Market structure: IBM’s integrated hardware+software+services model (infrastructure ~25%, software ~25%, consulting ~50%) creates sticky, high-margin revenue and benefits from enterprises prioritizing secure, on‑prem or hybrid AI. Winners: IBM, systems integrators (Accenture/IT consultancies) and niche security/hardware vendors; losers: pure cloud-native vendors that rely solely on commoditized compute and spot pricing pressure. This shifts pricing power toward vendors who sell full-stack solutions and increases capex cadence for large enterprises over the next 12–36 months. Risk Assessment: Tail risks include regulatory constraints on enterprise AI/data residency (6–24 months), a failure of Project Bob adoption, or a macro downturn that defers large deals (backlog conversion risk). Immediate (days) risk: earnings volatility; short-term (weeks–months): backlog-to-revenue conversion and guidance revisions; long-term (quarters–years): structural shift to hybrid AI or technological leap that commoditizes IBM’s mainframe advantage.
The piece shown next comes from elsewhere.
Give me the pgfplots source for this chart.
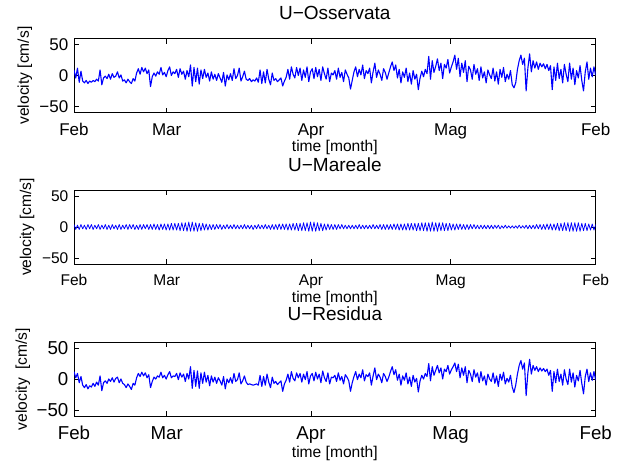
\documentclass[border=0pt]{standalone}
\usepackage{pgfplots}
\pgfplotsset{compat=1.18}
\usepackage{pgfplotstable}
\usepackage{fontspec}
\setmainfont{Liberation Sans}

\pgfplotstableread[row sep=\\]{y\\
9\\ -4\\ 12\\ -11\\ 7\\ -9\\ -12\\ -8\\ -13\\ -9\\
-11\\ -8\\ -10\\ -6\\ -9\\ 9\\ -15\\ -4\\ -1\\ -5\\
2\\ -6\\ 3\\ -3\\ -1\\ 6\\ -4\\ 1\\ -9\\ -7\\
-12\\ -6\\ -10\\ -13\\ -5\\ -9\\ 4\\ 11\\ 2\\ 13\\
6\\ 12\\ 3\\ 9\\ -18\\ -2\\ 4\\ -1\\ 6\\ 2\\
13\\ 1\\ 5\\ -2\\ 8\\ 14\\ 0\\ 6\\ 3\\ 10\\
-3\\ 11\\ 2\\ 7\\ -6\\ 8\\ -2\\ 17\\ -17\\ 13\\
-10\\ 12\\ -14\\ 9\\ -5\\ 10\\ -3\\ 4\\ -9\\ 6\\
-6\\ 2\\ -8\\ 3\\ -4\\ -11\\ 5\\ -17\\ 1\\ -7\\
3\\ -8\\ 11\\ -5\\ 0\\ 12\\ -9\\ -2\\ 7\\ -6\\
-8\\ -5\\ -10\\ -7\\ -9\\ -4\\ -11\\ 9\\ -13\\ 6\\
-12\\ 10\\ -6\\ -15\\ 4\\ -8\\ -5\\ -10\\ -7\\ -4\\
-17\\ -9\\ -3\\ 10\\ -6\\ 14\\ 2\\ -4\\ 13\\ 0\\
12\\ -8\\ 9\\ -3\\ 14\\ -10\\ 6\\ 11\\ -5\\ 13\\
-2\\ 10\\ -8\\ 14\\ 3\\ -6\\ 12\\ -10\\ 4\\ 1\\
8\\ -6\\ 12\\ -3\\ 5\\ -10\\ 9\\ 2\\ -4\\ -22\\
-8\\ 6\\ 14\\ -2\\ 10\\ 1\\ 17\\ -5\\ 8\\ 3\\
12\\ -12\\ 6\\ 20\\ -3\\ 9\\ 2\\ -8\\ 11\\ 5\\
-6\\ 4\\ 14\\ 22\\ 8\\ 17\\ -4\\ 10\\ -12\\ 6\\
-3\\ 12\\ -10\\ 4\\ -14\\ 8\\ -6\\ 2\\ -23\\ -4\\
7\\ -2\\ 10\\ 3\\ 31\\ -6\\ 24\\ 5\\ 15\\ 27\\
8\\ 20\\ -5\\ 18\\ 12\\ 26\\ 4\\ 14\\ 22\\ 33\\
10\\ 28\\ -2\\ 20\\ 5\\ 24\\ -10\\ 15\\ 9\\ -6\\
18\\ 2\\ 11\\ -8\\ 14\\ -4\\ 6\\ -12\\ 9\\ 1\\
-5\\ 12\\ -9\\ 6\\ -14\\ 10\\ -3\\ 13\\ -10\\ 2\\
-6\\ 8\\ -15\\ -20\\ -12\\ 10\\ 24\\ 33\\ 18\\ 28\\
-25\\ 12\\ 35\\ 6\\ 24\\ 12\\ 22\\ 10\\ 20\\ 14\\
19\\ 11\\ 18\\ 8\\ 16\\ -23\\ 14\\ -8\\ 20\\ -5\\
10\\ -12\\ 18\\ 2\\ -10\\ 20\\ -6\\ 12\\ -15\\ 8\\
-4\\ 16\\ -8\\ -25\\ 6\\ 22\\ -6\\ 12\\ -2\\ 14\\
0\\
}\tobs

\pgfplotstableread[row sep=\\]{y\\
4\\ -4\\ 3\\ -4\\ 4\\ -3\\ 3\\ -4\\ 4\\ -3\\
4\\ -4\\ 3\\ -3\\ 4\\ -4\\ 3\\ -3\\ 4\\ -4\\
3\\ -4\\ 4\\ -3\\ 3\\ -4\\ 4\\ -4\\ 3\\ -3\\
4\\ -4\\ 4\\ -3\\ 4\\ -4\\ 3\\ -4\\ 4\\ -4\\
4\\ -3\\ 4\\ -4\\ 4\\ -4\\ 5\\ -4\\ 4\\ -5\\
5\\ -4\\ 5\\ -5\\ 5\\ -5\\ 6\\ -5\\ 6\\ -5\\
6\\ -6\\ 7\\ -6\\ 7\\ -7\\ 8\\ -7\\ 8\\ -7\\
7\\ -7\\ 6\\ -6\\ 6\\ -5\\ 5\\ -5\\ 4\\ -4\\
4\\ -4\\ 4\\ -3\\ 4\\ -4\\ 3\\ -3\\ 4\\ -3\\
3\\ -3\\ 4\\ -3\\ 3\\ -3\\ 3\\ -3\\ 4\\ -3\\
3\\ -3\\ 3\\ -4\\ 3\\ -3\\ 4\\ -3\\ 3\\ -3\\
4\\ -3\\ 3\\ -4\\ 4\\ -4\\ 4\\ -4\\ 5\\ -4\\
5\\ -4\\ 5\\ -5\\ 5\\ -5\\ 6\\ -5\\ 6\\ -6\\
6\\ -6\\ 7\\ -6\\ 7\\ -7\\ 8\\ -7\\ 8\\ -7\\
7\\ -6\\ 6\\ -6\\ 5\\ -5\\ 5\\ -4\\ 4\\ -4\\
4\\ -4\\ 4\\ -3\\ 4\\ -3\\ 3\\ -3\\ 3\\ -3\\
3\\ -3\\ 3\\ -3\\ 4\\ -3\\ 3\\ -3\\ 3\\ -3\\
3\\ -3\\ 4\\ -3\\ 3\\ -3\\ 4\\ -4\\ 4\\ -4\\
4\\ -4\\ 4\\ -4\\ 5\\ -4\\ 5\\ -5\\ 5\\ -5\\
5\\ -5\\ 6\\ -5\\ 6\\ -5\\ 6\\ -6\\ 6\\ -6\\
7\\ -6\\ 7\\ -7\\ 7\\ -7\\ 8\\ -7\\ 7\\ -7\\
7\\ -6\\ 7\\ -6\\ 6\\ -6\\ 6\\ -5\\ 5\\ -5\\
5\\ -4\\ 5\\ -4\\ 4\\ -4\\ 4\\ -4\\ 4\\ -3\\
4\\ -3\\ 3\\ -3\\ 3\\ -3\\ 3\\ -3\\ 3\\ -3\\
3\\ -3\\ 3\\ -2\\ 3\\ -3\\ 2\\ -2\\ 3\\ -2\\
2\\ -2\\ 2\\ -2\\ 2\\ -2\\ 3\\ -2\\ 2\\ -2\\
3\\ -3\\ 3\\ -3\\ 3\\ -3\\ 4\\ -3\\ 4\\ -4\\
4\\ -4\\ 5\\ -4\\ 5\\ -5\\ 5\\ -5\\ 6\\ -6\\
6\\ -6\\ 7\\ -6\\ 7\\ -7\\ 7\\ -7\\ 7\\ -7\\
7\\ -7\\ 6\\ -6\\ 6\\ -6\\ 5\\ -5\\ 5\\ -5\\
4\\
}\ttide

\pgfplotstableread[row sep=\\]{y\\
12\\ 2\\ 9\\ -6\\ 4\\ -10\\ -14\\ -9\\ -16\\ -11\\
-13\\ -7\\ -12\\ -5\\ -10\\ 5\\ -19\\ -6\\ -3\\ -7\\
0\\ -4\\ 2\\ -5\\ 1\\ 3\\ -6\\ 0\\ -7\\ -9\\
-14\\ -8\\ -12\\ -17\\ -7\\ -10\\ 2\\ 9\\ 4\\ 11\\
5\\ 10\\ 2\\ 7\\ -14\\ -4\\ 3\\ 0\\ 5\\ 3\\
11\\ 2\\ 6\\ 0\\ 7\\ 12\\ 2\\ 5\\ 4\\ 9\\
-1\\ 10\\ 3\\ 8\\ -4\\ 9\\ 0\\ 20\\ -15\\ 14\\
-12\\ 13\\ -15\\ 10\\ -7\\ 11\\ -5\\ 6\\ -11\\ 5\\
-5\\ 3\\ -7\\ 2\\ -3\\ -10\\ 4\\ -16\\ 0\\ -6\\
2\\ -7\\ 9\\ -4\\ -1\\ 10\\ -8\\ -3\\ 5\\ -5\\
-9\\ -8\\ -9\\ -10\\ -9\\ -8\\ -10\\ 6\\ -12\\ 4\\
-10\\ 8\\ -5\\ -14\\ 3\\ -7\\ -4\\ -9\\ -6\\ -3\\
-20\\ -8\\ -2\\ 8\\ -5\\ 12\\ 1\\ -3\\ 10\\ 2\\
9\\ -5\\ 8\\ -1\\ 12\\ -8\\ 5\\ 9\\ -3\\ 11\\
0\\ 8\\ -6\\ 13\\ 2\\ -4\\ 10\\ -8\\ 3\\ 2\\
6\\ -4\\ 10\\ -2\\ 4\\ -8\\ 7\\ 3\\ -3\\ -20\\
-6\\ 4\\ 12\\ -1\\ 8\\ 2\\ 15\\ -3\\ 7\\ 4\\
10\\ -10\\ 5\\ 18\\ -1\\ 8\\ 3\\ -6\\ 9\\ 4\\
-4\\ 3\\ 12\\ 20\\ 7\\ 15\\ -2\\ 8\\ -10\\ 5\\
-2\\ 10\\ -8\\ 3\\ -12\\ 6\\ -5\\ 1\\ -21\\ -3\\
6\\ 0\\ 9\\ 4\\ 25\\ -3\\ 20\\ 6\\ 14\\ 22\\
10\\ 18\\ 0\\ 16\\ 12\\ 22\\ 8\\ 15\\ 20\\ 26\\
12\\ 24\\ 2\\ 18\\ 6\\ 20\\ -6\\ 14\\ 8\\ -4\\
15\\ 3\\ 10\\ -6\\ 12\\ -3\\ 5\\ -10\\ 8\\ 0\\
-4\\ 10\\ -7\\ 5\\ -12\\ 8\\ -2\\ 11\\ -8\\ 1\\
-5\\ 6\\ -13\\ -22\\ -10\\ 8\\ 22\\ 30\\ 16\\ 26\\
-27\\ 10\\ 32\\ 8\\ 22\\ 14\\ 20\\ 12\\ 18\\ 13\\
17\\ 12\\ 16\\ 6\\ 14\\ -20\\ 12\\ -6\\ 16\\ -4\\
8\\ -10\\ 15\\ 0\\ -9\\ 16\\ -5\\ 10\\ -13\\ 6\\
-3\\ 14\\ -7\\ -24\\ 4\\ 16\\ -4\\ 10\\ -2\\ 12\\
-2\\
}\tres

\pgfplotsset{
  mystyle/.style={
    scale only axis,
    width=521.7bp, height=74bp,
    anchor=north west,
    xmin=0, xmax=150, ymin=-60, ymax=60,
    xtick={0,26.65,68.14,108.3,150},
    xticklabels={Feb,Mar,Apr,Mag,Feb},
    ytick={-50,0,50},
    yticklabels={−50,0,50},
    tick align=inside,
    major tick length=5bp,
    tick style={black, line width=0.6bp},
    axis line style={black, line width=0.9bp},
    yticklabel style={anchor=east, inner sep=0pt, xshift=-5.5bp},
    xlabel={time [month]},
    ylabel={velocity [cm/s]},
    label style={font=\fontsize{15.6bp}{18bp}\selectfont},
    title style={font=\fontsize{19bp}{22bp}\selectfont, anchor=center},
  },
  myline/.style={blue, line width=1.1bp, no markers, line join=round},
}

\begin{document}
\begin{tikzpicture}
\useasboundingbox (0,0) rectangle (621bp,-464bp);
\fill[white] (0,0) rectangle (621bp,-464bp);

\begin{axis}[mystyle,
  at={(74bp,-38.5bp)},
  title={U−Osservata},
  title style={at={(axis description cs:0.5,1.265)}},
  ticklabel style={font=\fontsize{17bp}{20bp}\selectfont},
  xticklabel style={anchor=base, inner sep=0pt, yshift=-23bp},
  xlabel style={at={(axis description cs:0.5,-0.475)}, anchor=center},
  ylabel style={at={(axis description cs:-0.094,0.5)}, anchor=center},
]
\addplot[myline] table[x expr=\coordindex*0.5, y index=0] {\tobs};
\end{axis}

\begin{axis}[mystyle,
  at={(74bp,-190bp)},
  title={U−Mareale},
  title style={at={(axis description cs:0.5,1.257)}},
  ticklabel style={font=\fontsize{15.5bp}{18bp}\selectfont},
  xticklabel style={anchor=base, inner sep=0pt, yshift=-21.4bp},
  xlabel style={at={(axis description cs:0.5,-0.46)}, anchor=center},
  ylabel style={at={(axis description cs:-0.090,0.5)}, anchor=center},
]
\addplot[myline, line width=0.75bp] table[x expr=\coordindex*0.5, y index=0] {\ttide};
\end{axis}

\begin{axis}[mystyle,
  at={(74bp,-342bp)},
  title={U−Residua},
  title style={at={(axis description cs:0.5,1.297)}},
  ticklabel style={font=\fontsize{18.7bp}{22bp}\selectfont},
  xticklabel style={anchor=base, inner sep=0pt, yshift=-23.7bp},
  xlabel style={at={(axis description cs:0.5,-0.5)}, anchor=center},
  ylabel style={at={(axis description cs:-0.098,0.5)}, anchor=center},
  ylabel={velocity\ \ [cm/s]},
]
\addplot[myline] table[x expr=\coordindex*0.5, y index=0] {\tres};
\end{axis}
\end{tikzpicture}
\end{document}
Hidden dependencies: semiconductor supply, large single-customer deals and consulting labor availability. Trade implications: Direct play is selective long exposure to IBM concentrated toward 6–18 month outcomes tied to backlog conversion and software ARR growth (recurring software $23.6B; cumulative gen‑AI $12.5B). Relative trades: long IBM vs short cloud‑heavy names if you expect on‑prem recovery; use limited‑risk option structures (bull call spreads, put spreads) around quarterly prints. Cross-asset: stronger AI capex could lift corporate credit spreads modestly and push DM sovereign yields wider if growth surprises. Contrarian angles: Consensus underprices the value of bundled, secured enterprise AI where ownership matters; however, market may also be underestimating NVDA/MSFT durable moats and IBM execution risk. Historical parallel: IBM’s services pivot took years to re-rate—expect a multi-quarter absorption window. Watch for unintended consequences: large on‑prem buys can slow client migration to faster, cheaper cloud models if open-source stacks erode vendor lock-in within 12–36 months.